Dem erstgenannten Einwand ist entgegenzuhalten, daß die Behörde zu Recht eine Rechtsentscheidung getroffen hat, weil die Voraussetzung der "Ausgleichung der in- und ausländischen Besteuerung" nicht gegeben ist (siehe Stoll, Bundesabgabenordnung - Handbuch, 1980, S 114). Die Frage der Ausübung des Ermessens erübrigt sich somit im Beschwerdefall. In bezug auf den zweitgenannten Vorwurf ist festzuhalten, daß die belangte Behörde nach den allgemeinen Grundsätzen eines geordneten Verfahrens zur ausreichenden Begründung eines Bescheides verpflichtet ist, aus welcher die wesentlichen Ergebnisse des Beweisverfahrens, die bei der Beweiswürdigung angestellten Erwägungen und die darauf gestützte Lösung der Rechtsfrage ersichtlich sein müssen (vgl. das Erkenntnis vom , Zl. 92/13/0077). Diesen Grundsätzen genügt die Begründung des angefochtenen Bescheides in ausreichendem Maß, weil sich die Behörde in ihren rechtlichen Erwägungen mit dem Vorbringen der Beschwerdeführer umfassend auseinandergesetzt hat.

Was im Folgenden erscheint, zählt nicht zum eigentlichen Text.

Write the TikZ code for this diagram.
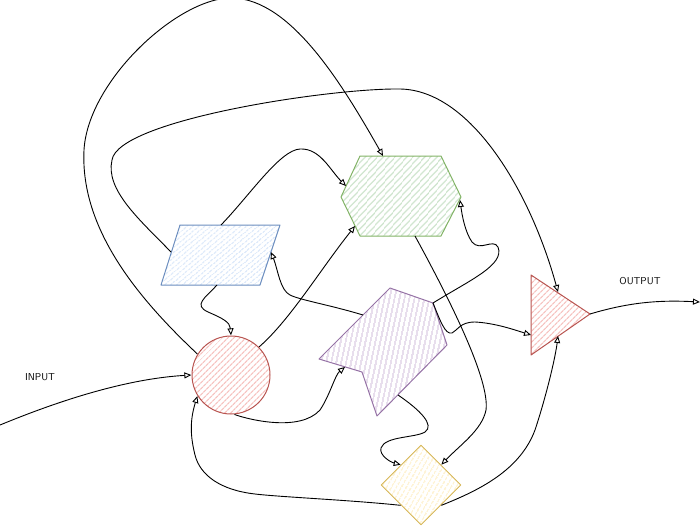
\documentclass[tikz,border=0pt]{standalone}
\usepackage{fontspec}
\usetikzlibrary{arrows.meta,patterns.meta,shapes.geometric}
\definecolor{redS}{HTML}{B85450}\definecolor{redF}{HTML}{F6C3C0}
\definecolor{blueS}{HTML}{6C8EBF}\definecolor{blueF}{HTML}{D0E1F8}
\definecolor{greenS}{HTML}{82B366}\definecolor{greenF}{HTML}{CCE3CB}
\definecolor{purpS}{HTML}{9673A6}\definecolor{purpF}{HTML}{DBCCE3}
\definecolor{yelS}{HTML}{D6B656}\definecolor{yelF}{HTML}{FDEDBE}
\begin{document}
\begin{tikzpicture}[x=1pt,y=-1pt,
  hatch/.style n args={3}{draw=#1, line width=1pt, line join=round,
     pattern={Lines[angle=#3,distance=4pt,line width=1.3pt]}, pattern color=#2},
  conn/.style={line width=0.9pt, draw=black, -{Triangle[open,length=7pt,width=6pt]}},
  wire/.style={line width=0.9pt, draw=black},
  lbl/.style={font=\sffamily\fontsize{10}{11}\selectfont, inner sep=0pt}]
\useasboundingbox (0,0) rectangle (700,527);
% shapes
\node[hatch={redS}{redF}{45}, circle, minimum size=78pt, inner sep=0pt] (c) at (231,375) {};
\node[hatch={yelS}{yelF}{60}, diamond, minimum width=80pt, minimum height=80pt, inner sep=0pt] (d) at (421,485) {};
\draw[hatch={blueS}{blueF}{40}] (180,225) -- (280,225) -- (260,285) -- (161,285) -- cycle;
\draw[hatch={greenS}{greenF}{48}] (360,156) -- (441,156) -- (461,197) -- (441,236) -- (360,236) -- (341,197) -- cycle;
\draw[hatch={purpS}{purpF}{78}] (390,288) -- (433,303) -- (447,345) -- (377,416) -- (362,372) -- (319,359) -- cycle;
\draw[hatch={redS}{redF}{45}] (531,275) -- (590,314) -- (531,355) -- cycle;
% connection points
\coordinate (pL) at (171,252);
\coordinate (pT) at (221,225);
\coordinate (pB) at (217,285);
\coordinate (pR) at (271,252);
\coordinate (hT) at (383,156);
\coordinate (hL) at (346,186);
\coordinate (hLL) at (355,226);
\coordinate (hR) at (460,200);
\coordinate (hB) at (415,236);
\coordinate (qTR) at (433,303);
\coordinate (qUL) at (363,315);
\coordinate (qLA) at (345,367);
\coordinate (qB) at (398,395);
\coordinate (tR) at (590,314);
\coordinate (tL) at (531,335);
\coordinate (tT) at (558,292);
\coordinate (tB) at (558,336);
\coordinate (inp) at (0,425);
\coordinate (outp) at (700,302);
% labels
\node[lbl] (inlbl) at (40,377) {INPUT};
\node[lbl] (outlbl) at (640,281) {OUTPUT};
% connectors
\draw[conn] (inp) .. controls (80,392) and (140,378) .. (c.180);
\draw[conn] (tR) .. controls (630,302) and (660,300) .. (outp);
\draw[conn] (c.148) .. controls (140,300) and (80,230) .. (84,150)
  .. controls (88,80) and (180,-4) .. (233,-2)
  .. controls (290,0) and (340,80) .. (hT);
\draw[conn] (pL) .. controls (140,220) and (105,190) .. (112,160)
  .. controls (118,120) and (330,88) .. (400,89)
  .. controls (470,90) and (530,190) .. (tT);
\draw[conn] (pT) .. controls (250,195) and (280,150) .. (300,149)
  .. controls (320,148) and (330,170) .. (hL);
\draw[conn] (pB) .. controls (205,298) and (193,305) .. (208,312)
  .. controls (222,318) and (230,322) .. (c.90);
\draw[conn] (c.45) .. controls (290,320) and (320,270) .. (hLL);
\draw[conn] (c.275) .. controls (250,420) and (300,432) .. (320,410)
  .. controls (330,395) and (335,375) .. (qLA);
\draw[conn] (qUL) .. controls (330,305) and (300,300) .. (290,295)
  .. controls (280,290) and (278,270) .. (pR);
\draw[conn] (qTR) .. controls (470,280) and (505,265) .. (498,247)
  .. controls (493,238) and (480,252) .. (472,242)
  .. controls (465,232) and (462,215) .. (hR);
\draw[conn] (qTR) .. controls (440,320) and (445,335) .. (452,333)
  .. controls (458,330) and (460,322) .. (475,322)
  .. controls (495,323) and (515,330) .. (tL);
\draw[conn] (hB) .. controls (450,300) and (490,380) .. (486,410)
  .. controls (482,430) and (460,445) .. (d.45);
\draw[conn] (qB) .. controls (420,410) and (435,425) .. (425,432)
  .. controls (415,438) and (385,436) .. (381,448)
  .. controls (379,455) and (390,462) .. (d.135);
\draw[conn] (d.225) .. controls (350,500) and (280,497) .. (255,494)
  .. controls (220,490) and (200,475) .. (195,455)
  .. controls (190,435) and (190,420) .. (c.212);
\draw[conn] (d.-45) .. controls (480,490) and (520,470) .. (535,430)
  .. controls (545,400) and (555,360) .. (tB);
\end{tikzpicture}
\end{document}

Da die belangte Behörde eine Ausnahmegenehmigung - aus den angeführten Gründen zu Recht - nicht erteilt hat, konnte es auf sich beruhen, ob die Voraussetzungen für eine solche Ausnahmegenehmigung insoferne bestanden haben, als ohnehin das Doppelbesteuerungsabkommen mit Deutschland Österreich das ausschließliche Besteuerungsrecht zuweist.

Die Beschwerde war somit gemäß § 42 Abs. 1 VwGG als unbegründet abzuweisen.

Die Kostenentscheidung gründet sich auf die §§ 47 ff VwGG in Verbindung mit der Verordnung BGBl. Nr. 104/1991.